I highlighted a few things...
Pg 207 kindle version...In Hat's later years, his music thickened, and sorrow spoke through the phrases. In his last years, what he played often sounded like heartbreak itself.
I liked this as a sax player. The saxophone has a beautiful, mournful tone and is overlooked a lot. But at the same time, depending on the piece, can be jaunty and fun.
Pg 209 kindle...Hat tilted his horn to one side, examined the mouthpiece, and slid it a tiny distance down the cork. He liked the reed,...
Again, it stuck out to me as a sax player. The mouthpiece on the cork is how you tune it. Sharp, you move it out. Flat, you push it on a little more. And licking the reed, well...I could taste it and feel it when I read that line.
Both of those really only stuck out to me because of being a sax player. I get the discussion above about the beginning part feeling out of place, and I thought this was going to be a sold my soul to the devil for my talent kind of story, because of how it started. But, the story within the story came out during the interview for the article, so it didn't feel weird to me, just one of those things that happen when people talk. One subject leads to another.

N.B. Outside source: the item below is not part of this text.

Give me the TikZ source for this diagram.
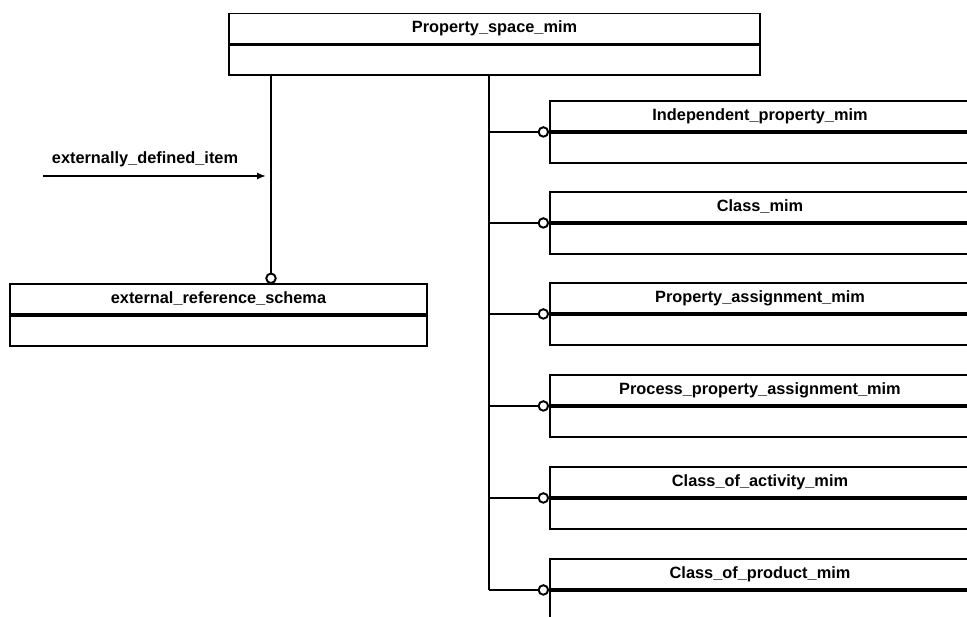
\documentclass[tikz,border=0pt]{standalone}
\usepackage{fontspec}
\setmainfont{Liberation Sans}
\usetikzlibrary{positioning,arrows.meta}

\begin{document}
\begin{tikzpicture}[x=0.02cm,y=-0.02cm]
\tikzset{entity/.style = {shape=rectangle, draw, line width=1.1pt, minimum height=0.6cm, inner sep=0pt, font=\fontsize{9.3}{10}\selectfont\bfseries},
	attrs/.style = {shape=rectangle, draw, line width=1.1pt, minimum height=0.6cm, inner sep=0pt},
	divider/.style = {line width=2pt},
	line/.style = {line width=1.1pt},
	link/.style = {line width=1.1pt, -{Circle[open, length=6.5pt]}}}

		\useasboundingbox (0,0) rectangle (967,617);
		\clip (0,0) rectangle (967,617);

		\node[entity, minimum width=10.62cm] (ps) at (494.5,28.5) {Property\_space\_mim};
		\node[attrs, minimum width=10.62cm, below=0pt of ps] (ps_a) {};
		\node[entity, minimum width=8.34cm] (ers) at (218.5,299) {external\_reference\_schema};
		\node[attrs, minimum width=8.34cm, below=0pt of ers] (ers_a) {};

		\node[entity, minimum width=8.4cm] (ip) at (760,116) {Independent\_property\_mim};
		\node[attrs, minimum width=8.4cm, below=0pt of ip] (ip_a) {};
		\node[entity, minimum width=8.4cm] (cm) at (760,207) {Class\_mim};
		\node[attrs, minimum width=8.4cm, below=0pt of cm] (cm_a) {};
		\node[entity, minimum width=8.4cm] (pa) at (760,298) {Property\_assignment\_mim};
		\node[attrs, minimum width=8.4cm, below=0pt of pa] (pa_a) {};
		\node[entity, minimum width=8.4cm] (ppa) at (760,390) {Process\_property\_assignment\_mim};
		\node[attrs, minimum width=8.4cm, below=0pt of ppa] (ppa_a) {};
		\node[entity, minimum width=8.4cm] (coa) at (760,482) {Class\_of\_activity\_mim};
		\node[attrs, minimum width=8.4cm, below=0pt of coa] (coa_a) {};
		\node[entity, minimum width=8.4cm] (cop) at (760,574) {Class\_of\_product\_mim};
		\node[attrs, minimum width=8.4cm, below=0pt of cop] (cop_a) {};

		% thick line under each entity name
		\draw[divider] (ps.south west) -- (ps.south east);
		\draw[divider] (ers.south west) -- (ers.south east);
		\draw[divider] (ip.south west) -- (ip.south east);
		\draw[divider] (cm.south west) -- (cm.south east);
		\draw[divider] (pa.south west) -- (pa.south east);
		\draw[divider] (ppa.south west) -- (ppa.south east);
		\draw[divider] (coa.south west) -- (coa.south east);
		\draw[divider] (cop.south west) -- (cop.south east);

		\coordinate (ers_in) at (271,284);
		\coordinate (trunk) at (489,73);
		\coordinate (edi_start) at (43,176);
		\coordinate (edi_end) at (266,176);

		\draw[link] (ps_a.south -| ers_in) -- (ers_in);
		\node[font=\fontsize{9.3}{10}\selectfont\bfseries] (edi) at (145,159) {externally\_defined\_item};
		\draw[line, -{Latex[length=5pt, width=4pt]}] (edi_start) -- (edi_end);

		\draw[line] (ps_a.south -| trunk) -- (trunk |- cop.south west);
		\draw[link] (trunk |- ip.south west) -- (ip.south west);
		\draw[link] (trunk |- cm.south west) -- (cm.south west);
		\draw[link] (trunk |- pa.south west) -- (pa.south west);
		\draw[link] (trunk |- ppa.south west) -- (ppa.south west);
		\draw[link] (trunk |- coa.south west) -- (coa.south west);
		\draw[link] (trunk |- cop.south west) -- (cop.south west);
	\end{tikzpicture}
\end{document}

Pg 220 kindle...Now that I am of the age he was then, I see that most of what is called information is interpretation, and interpretation is always partial.
How true that statement is.
I liked the story within the story very much too, and I had an inkling the man in the shack was Hat's father before the guy telling the story (did we ever know his name? 😄) went looking for more info at the end. It was creepy and was hard to put down.
I am pretty sure I have a Cemetery Dance edition of this story. This was my first time reading it though.